--- Begin ---

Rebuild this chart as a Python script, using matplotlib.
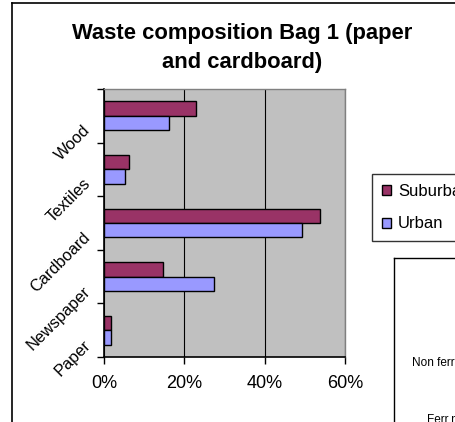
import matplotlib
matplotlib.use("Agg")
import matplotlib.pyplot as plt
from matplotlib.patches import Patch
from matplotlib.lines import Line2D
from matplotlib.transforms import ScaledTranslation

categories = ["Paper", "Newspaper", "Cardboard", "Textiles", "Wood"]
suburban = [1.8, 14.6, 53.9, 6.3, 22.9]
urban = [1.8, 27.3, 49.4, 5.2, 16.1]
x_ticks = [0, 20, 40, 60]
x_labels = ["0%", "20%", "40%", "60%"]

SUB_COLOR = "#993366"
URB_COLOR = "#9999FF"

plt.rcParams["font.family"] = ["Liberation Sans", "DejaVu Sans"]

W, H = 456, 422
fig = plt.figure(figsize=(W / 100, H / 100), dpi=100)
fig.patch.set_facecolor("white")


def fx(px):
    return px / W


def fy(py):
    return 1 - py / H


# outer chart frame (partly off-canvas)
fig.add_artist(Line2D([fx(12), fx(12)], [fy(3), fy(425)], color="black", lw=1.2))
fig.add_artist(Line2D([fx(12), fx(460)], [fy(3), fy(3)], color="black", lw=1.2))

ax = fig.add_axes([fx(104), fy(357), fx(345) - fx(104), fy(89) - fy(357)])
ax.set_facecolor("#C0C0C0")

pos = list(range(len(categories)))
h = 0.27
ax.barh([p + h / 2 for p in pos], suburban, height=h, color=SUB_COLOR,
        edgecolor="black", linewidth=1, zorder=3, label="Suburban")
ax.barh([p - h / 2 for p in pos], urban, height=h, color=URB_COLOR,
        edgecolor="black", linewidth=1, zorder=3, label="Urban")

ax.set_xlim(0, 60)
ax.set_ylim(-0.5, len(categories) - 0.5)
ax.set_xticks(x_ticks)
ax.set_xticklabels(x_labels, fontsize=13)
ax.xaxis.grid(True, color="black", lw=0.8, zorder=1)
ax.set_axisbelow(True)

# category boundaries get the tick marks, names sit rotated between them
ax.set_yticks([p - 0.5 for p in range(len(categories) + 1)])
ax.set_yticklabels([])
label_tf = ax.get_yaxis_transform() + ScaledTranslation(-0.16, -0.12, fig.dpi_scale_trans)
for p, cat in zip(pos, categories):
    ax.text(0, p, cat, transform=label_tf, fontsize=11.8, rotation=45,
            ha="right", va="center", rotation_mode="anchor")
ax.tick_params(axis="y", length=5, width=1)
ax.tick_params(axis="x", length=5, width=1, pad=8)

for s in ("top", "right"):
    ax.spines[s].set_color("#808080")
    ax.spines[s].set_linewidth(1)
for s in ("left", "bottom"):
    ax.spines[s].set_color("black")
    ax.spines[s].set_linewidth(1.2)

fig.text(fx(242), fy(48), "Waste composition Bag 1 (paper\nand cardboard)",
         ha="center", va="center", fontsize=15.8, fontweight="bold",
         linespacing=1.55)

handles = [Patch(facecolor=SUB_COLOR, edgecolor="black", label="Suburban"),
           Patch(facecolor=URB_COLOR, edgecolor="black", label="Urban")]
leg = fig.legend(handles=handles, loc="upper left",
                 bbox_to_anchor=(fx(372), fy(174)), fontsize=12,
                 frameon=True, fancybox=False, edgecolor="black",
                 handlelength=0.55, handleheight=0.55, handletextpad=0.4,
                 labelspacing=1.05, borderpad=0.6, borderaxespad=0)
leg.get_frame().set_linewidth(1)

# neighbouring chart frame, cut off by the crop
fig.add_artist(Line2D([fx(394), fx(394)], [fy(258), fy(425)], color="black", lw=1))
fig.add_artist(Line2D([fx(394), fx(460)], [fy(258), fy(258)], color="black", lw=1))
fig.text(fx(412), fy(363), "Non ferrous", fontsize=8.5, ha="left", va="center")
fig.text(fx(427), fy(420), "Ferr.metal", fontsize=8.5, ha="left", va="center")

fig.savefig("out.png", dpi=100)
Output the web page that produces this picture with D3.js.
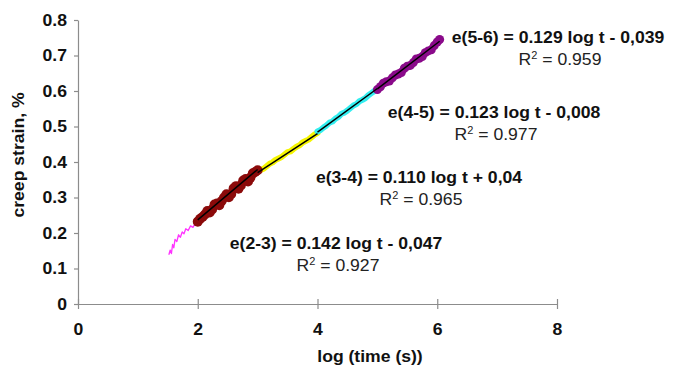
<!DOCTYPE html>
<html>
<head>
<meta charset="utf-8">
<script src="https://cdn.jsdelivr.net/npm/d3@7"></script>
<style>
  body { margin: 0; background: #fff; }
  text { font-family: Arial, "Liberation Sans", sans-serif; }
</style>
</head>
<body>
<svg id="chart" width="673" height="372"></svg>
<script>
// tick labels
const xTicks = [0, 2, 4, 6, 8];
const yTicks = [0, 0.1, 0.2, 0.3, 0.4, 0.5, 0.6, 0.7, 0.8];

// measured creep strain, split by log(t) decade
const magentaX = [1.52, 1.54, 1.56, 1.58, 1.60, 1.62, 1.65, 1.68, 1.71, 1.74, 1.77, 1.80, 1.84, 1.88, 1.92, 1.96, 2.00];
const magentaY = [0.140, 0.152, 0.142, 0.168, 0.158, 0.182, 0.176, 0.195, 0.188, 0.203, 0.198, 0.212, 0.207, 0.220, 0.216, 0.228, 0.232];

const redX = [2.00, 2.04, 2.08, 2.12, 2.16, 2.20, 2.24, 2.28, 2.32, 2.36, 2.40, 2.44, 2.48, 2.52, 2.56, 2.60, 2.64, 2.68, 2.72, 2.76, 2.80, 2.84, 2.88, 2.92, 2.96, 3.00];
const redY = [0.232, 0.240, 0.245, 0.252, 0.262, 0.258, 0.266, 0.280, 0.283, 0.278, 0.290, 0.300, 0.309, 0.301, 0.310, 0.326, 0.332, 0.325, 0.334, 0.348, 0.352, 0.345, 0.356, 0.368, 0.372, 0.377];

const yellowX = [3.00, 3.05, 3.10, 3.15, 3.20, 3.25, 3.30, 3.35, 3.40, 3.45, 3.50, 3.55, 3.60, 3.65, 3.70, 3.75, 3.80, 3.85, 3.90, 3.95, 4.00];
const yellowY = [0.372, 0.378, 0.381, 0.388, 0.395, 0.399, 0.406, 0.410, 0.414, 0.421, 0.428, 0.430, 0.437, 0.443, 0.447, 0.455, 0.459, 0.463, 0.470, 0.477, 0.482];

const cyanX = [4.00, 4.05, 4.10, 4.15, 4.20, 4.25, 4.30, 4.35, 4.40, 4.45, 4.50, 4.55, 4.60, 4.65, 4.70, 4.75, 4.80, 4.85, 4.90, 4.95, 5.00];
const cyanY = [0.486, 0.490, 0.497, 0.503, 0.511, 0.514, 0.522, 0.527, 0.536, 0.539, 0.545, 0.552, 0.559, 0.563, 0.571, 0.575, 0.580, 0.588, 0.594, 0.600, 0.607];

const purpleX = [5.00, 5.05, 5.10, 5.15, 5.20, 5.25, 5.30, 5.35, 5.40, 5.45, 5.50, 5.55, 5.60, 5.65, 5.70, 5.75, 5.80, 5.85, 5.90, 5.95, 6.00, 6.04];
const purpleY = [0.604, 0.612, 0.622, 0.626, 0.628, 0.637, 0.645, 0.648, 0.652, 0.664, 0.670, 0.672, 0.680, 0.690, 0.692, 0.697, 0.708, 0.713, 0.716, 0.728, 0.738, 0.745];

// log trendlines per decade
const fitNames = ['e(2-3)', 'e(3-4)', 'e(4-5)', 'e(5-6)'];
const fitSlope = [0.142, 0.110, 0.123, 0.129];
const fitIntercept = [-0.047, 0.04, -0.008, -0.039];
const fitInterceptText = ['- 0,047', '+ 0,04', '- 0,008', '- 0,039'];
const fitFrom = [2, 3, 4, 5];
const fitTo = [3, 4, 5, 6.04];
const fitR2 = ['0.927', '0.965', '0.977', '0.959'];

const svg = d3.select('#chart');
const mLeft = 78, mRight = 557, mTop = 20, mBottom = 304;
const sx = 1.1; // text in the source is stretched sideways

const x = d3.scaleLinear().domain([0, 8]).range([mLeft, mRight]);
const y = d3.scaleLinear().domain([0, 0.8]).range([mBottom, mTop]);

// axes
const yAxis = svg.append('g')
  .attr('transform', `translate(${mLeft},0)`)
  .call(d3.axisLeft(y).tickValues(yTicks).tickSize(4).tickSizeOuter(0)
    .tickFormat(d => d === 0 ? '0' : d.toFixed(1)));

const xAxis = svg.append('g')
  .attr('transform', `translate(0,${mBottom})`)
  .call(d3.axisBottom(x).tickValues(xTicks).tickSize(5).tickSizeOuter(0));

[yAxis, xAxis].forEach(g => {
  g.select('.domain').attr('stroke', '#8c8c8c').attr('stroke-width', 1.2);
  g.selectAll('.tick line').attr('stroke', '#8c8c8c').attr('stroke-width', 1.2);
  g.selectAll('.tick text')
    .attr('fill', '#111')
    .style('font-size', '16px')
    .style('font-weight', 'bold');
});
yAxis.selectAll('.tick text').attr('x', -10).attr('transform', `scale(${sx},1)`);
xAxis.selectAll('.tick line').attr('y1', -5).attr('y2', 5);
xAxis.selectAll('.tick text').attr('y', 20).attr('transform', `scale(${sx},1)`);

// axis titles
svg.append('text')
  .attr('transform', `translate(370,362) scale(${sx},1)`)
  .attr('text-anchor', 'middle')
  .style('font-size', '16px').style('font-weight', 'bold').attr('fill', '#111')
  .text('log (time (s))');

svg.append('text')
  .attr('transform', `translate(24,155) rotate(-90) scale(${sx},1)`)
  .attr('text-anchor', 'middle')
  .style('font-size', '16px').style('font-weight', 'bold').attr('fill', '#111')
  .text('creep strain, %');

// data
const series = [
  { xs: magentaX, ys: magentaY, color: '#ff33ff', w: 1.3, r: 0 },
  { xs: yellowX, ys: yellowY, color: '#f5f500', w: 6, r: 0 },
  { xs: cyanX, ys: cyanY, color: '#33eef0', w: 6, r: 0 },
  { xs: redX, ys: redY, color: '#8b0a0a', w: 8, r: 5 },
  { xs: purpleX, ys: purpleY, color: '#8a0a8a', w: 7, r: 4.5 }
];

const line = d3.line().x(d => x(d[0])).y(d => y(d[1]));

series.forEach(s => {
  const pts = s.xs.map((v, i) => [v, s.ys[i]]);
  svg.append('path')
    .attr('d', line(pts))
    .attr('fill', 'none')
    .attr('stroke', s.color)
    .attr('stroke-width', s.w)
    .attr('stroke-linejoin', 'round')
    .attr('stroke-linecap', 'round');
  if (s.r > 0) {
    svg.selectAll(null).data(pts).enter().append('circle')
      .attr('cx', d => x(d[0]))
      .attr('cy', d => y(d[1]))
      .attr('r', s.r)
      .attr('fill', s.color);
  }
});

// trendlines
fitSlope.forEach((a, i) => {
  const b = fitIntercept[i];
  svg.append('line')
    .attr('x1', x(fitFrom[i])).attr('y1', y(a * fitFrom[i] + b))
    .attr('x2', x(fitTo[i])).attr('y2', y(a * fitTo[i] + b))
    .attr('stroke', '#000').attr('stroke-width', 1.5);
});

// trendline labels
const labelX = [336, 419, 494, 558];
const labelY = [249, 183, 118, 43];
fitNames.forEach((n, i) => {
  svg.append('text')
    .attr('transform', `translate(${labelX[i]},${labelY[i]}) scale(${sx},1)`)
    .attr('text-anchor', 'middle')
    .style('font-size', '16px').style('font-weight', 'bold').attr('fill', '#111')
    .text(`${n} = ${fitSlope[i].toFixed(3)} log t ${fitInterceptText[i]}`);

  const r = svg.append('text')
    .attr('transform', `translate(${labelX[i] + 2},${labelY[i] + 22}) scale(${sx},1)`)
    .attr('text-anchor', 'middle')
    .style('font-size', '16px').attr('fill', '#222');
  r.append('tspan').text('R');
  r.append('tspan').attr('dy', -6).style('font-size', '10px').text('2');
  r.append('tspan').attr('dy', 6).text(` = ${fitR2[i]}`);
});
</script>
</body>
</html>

--- End ---

YOUR GOAL> Pull every line containing the word "chart" out of the material.

TASK ANSWER>
Rebuild this chart as a Python script, using matplotlib.
# outer chart frame (partly off-canvas)
# neighbouring chart frame, cut off by the crop
<svg id="chart" width="673" height="372"></svg>
const svg = d3.select('#chart');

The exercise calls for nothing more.